-- Given problem --
All of the lines below are to be printed again exactly; images are excluded from the output.

◇ ◇ ◇ ◇

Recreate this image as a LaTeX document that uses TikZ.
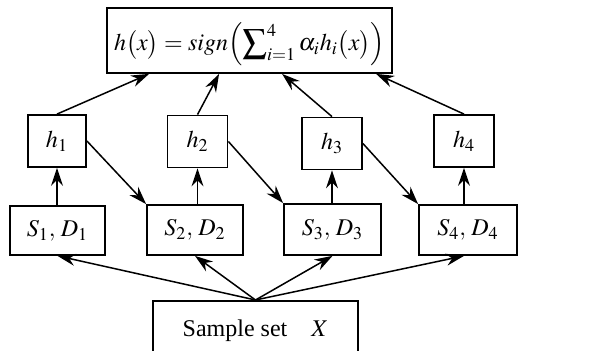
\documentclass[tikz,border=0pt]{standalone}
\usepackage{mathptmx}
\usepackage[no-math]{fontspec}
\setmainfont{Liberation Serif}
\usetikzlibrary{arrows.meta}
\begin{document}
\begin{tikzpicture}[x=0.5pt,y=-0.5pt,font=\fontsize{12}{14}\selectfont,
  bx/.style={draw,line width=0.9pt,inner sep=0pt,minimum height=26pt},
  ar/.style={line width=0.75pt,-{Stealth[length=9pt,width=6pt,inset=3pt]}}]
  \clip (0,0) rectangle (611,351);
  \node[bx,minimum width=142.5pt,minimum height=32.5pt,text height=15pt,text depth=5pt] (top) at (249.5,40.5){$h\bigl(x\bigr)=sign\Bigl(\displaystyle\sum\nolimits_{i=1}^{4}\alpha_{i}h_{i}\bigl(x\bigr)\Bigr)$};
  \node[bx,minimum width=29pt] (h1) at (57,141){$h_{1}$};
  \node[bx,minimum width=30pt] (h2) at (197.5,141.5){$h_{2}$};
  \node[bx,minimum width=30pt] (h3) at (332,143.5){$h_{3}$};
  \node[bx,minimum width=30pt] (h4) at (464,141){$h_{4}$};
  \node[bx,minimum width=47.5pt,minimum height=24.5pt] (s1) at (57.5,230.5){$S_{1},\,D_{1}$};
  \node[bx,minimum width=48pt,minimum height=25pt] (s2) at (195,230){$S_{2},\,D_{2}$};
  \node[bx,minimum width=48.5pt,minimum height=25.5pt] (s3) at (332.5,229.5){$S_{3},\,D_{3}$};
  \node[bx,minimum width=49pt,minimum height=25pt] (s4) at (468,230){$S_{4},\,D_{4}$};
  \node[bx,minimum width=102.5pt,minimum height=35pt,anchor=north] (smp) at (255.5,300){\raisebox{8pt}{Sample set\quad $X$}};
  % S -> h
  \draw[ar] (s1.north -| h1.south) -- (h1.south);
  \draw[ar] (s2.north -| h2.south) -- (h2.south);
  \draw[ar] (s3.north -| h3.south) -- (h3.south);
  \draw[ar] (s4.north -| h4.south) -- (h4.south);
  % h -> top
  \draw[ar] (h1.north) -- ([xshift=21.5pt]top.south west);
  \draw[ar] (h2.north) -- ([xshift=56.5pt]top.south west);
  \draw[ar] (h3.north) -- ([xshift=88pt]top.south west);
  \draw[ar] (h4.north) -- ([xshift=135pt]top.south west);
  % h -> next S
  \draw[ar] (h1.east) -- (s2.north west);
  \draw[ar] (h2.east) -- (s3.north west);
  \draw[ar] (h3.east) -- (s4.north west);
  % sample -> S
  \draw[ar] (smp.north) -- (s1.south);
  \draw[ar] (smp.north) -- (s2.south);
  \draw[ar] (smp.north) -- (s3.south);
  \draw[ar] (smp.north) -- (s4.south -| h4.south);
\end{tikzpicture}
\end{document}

◇ ◇ ◇ ◇

-- Problem solution --
Recreate this image as a LaTeX document that uses TikZ.
\documentclass[tikz,border=0pt]{standalone}
\usepackage{mathptmx}
\usepackage[no-math]{fontspec}
\setmainfont{Liberation Serif}
\usetikzlibrary{arrows.meta}
\begin{document}
\begin{tikzpicture}[x=0.5pt,y=-0.5pt,font=\fontsize{12}{14}\selectfont,
  bx/.style={draw,line width=0.9pt,inner sep=0pt,minimum height=26pt},
  ar/.style={line width=0.75pt,-{Stealth[length=9pt,width=6pt,inset=3pt]}}]
  \clip (0,0) rectangle (611,351);
  \node[bx,minimum width=142.5pt,minimum height=32.5pt,text height=15pt,text depth=5pt] (top) at (249.5,40.5){$h\bigl(x\bigr)=sign\Bigl(\displaystyle\sum\nolimits_{i=1}^{4}\alpha_{i}h_{i}\bigl(x\bigr)\Bigr)$};
  \node[bx,minimum width=29pt] (h1) at (57,141){$h_{1}$};
  \node[bx,minimum width=30pt] (h2) at (197.5,141.5){$h_{2}$};
  \node[bx,minimum width=30pt] (h3) at (332,143.5){$h_{3}$};
  \node[bx,minimum width=30pt] (h4) at (464,141){$h_{4}$};
  \node[bx,minimum width=47.5pt,minimum height=24.5pt] (s1) at (57.5,230.5){$S_{1},\,D_{1}$};
  \node[bx,minimum width=48pt,minimum height=25pt] (s2) at (195,230){$S_{2},\,D_{2}$};
  \node[bx,minimum width=48.5pt,minimum height=25.5pt] (s3) at (332.5,229.5){$S_{3},\,D_{3}$};
  \node[bx,minimum width=49pt,minimum height=25pt] (s4) at (468,230){$S_{4},\,D_{4}$};
  \node[bx,minimum width=102.5pt,minimum height=35pt,anchor=north] (smp) at (255.5,300){\raisebox{8pt}{Sample set\quad $X$}};
  % S -> h
  \draw[ar] (s1.north -| h1.south) -- (h1.south);
  \draw[ar] (s2.north -| h2.south) -- (h2.south);
  \draw[ar] (s3.north -| h3.south) -- (h3.south);
  \draw[ar] (s4.north -| h4.south) -- (h4.south);
  % h -> top
  \draw[ar] (h1.north) -- ([xshift=21.5pt]top.south west);
  \draw[ar] (h2.north) -- ([xshift=56.5pt]top.south west);
  \draw[ar] (h3.north) -- ([xshift=88pt]top.south west);
  \draw[ar] (h4.north) -- ([xshift=135pt]top.south west);
  % h -> next S
  \draw[ar] (h1.east) -- (s2.north west);
  \draw[ar] (h2.east) -- (s3.north west);
  \draw[ar] (h3.east) -- (s4.north west);
  % sample -> S
  \draw[ar] (smp.north) -- (s1.south);
  \draw[ar] (smp.north) -- (s2.south);
  \draw[ar] (smp.north) -- (s3.south);
  \draw[ar] (smp.north) -- (s4.south -| h4.south);
\end{tikzpicture}
\end{document}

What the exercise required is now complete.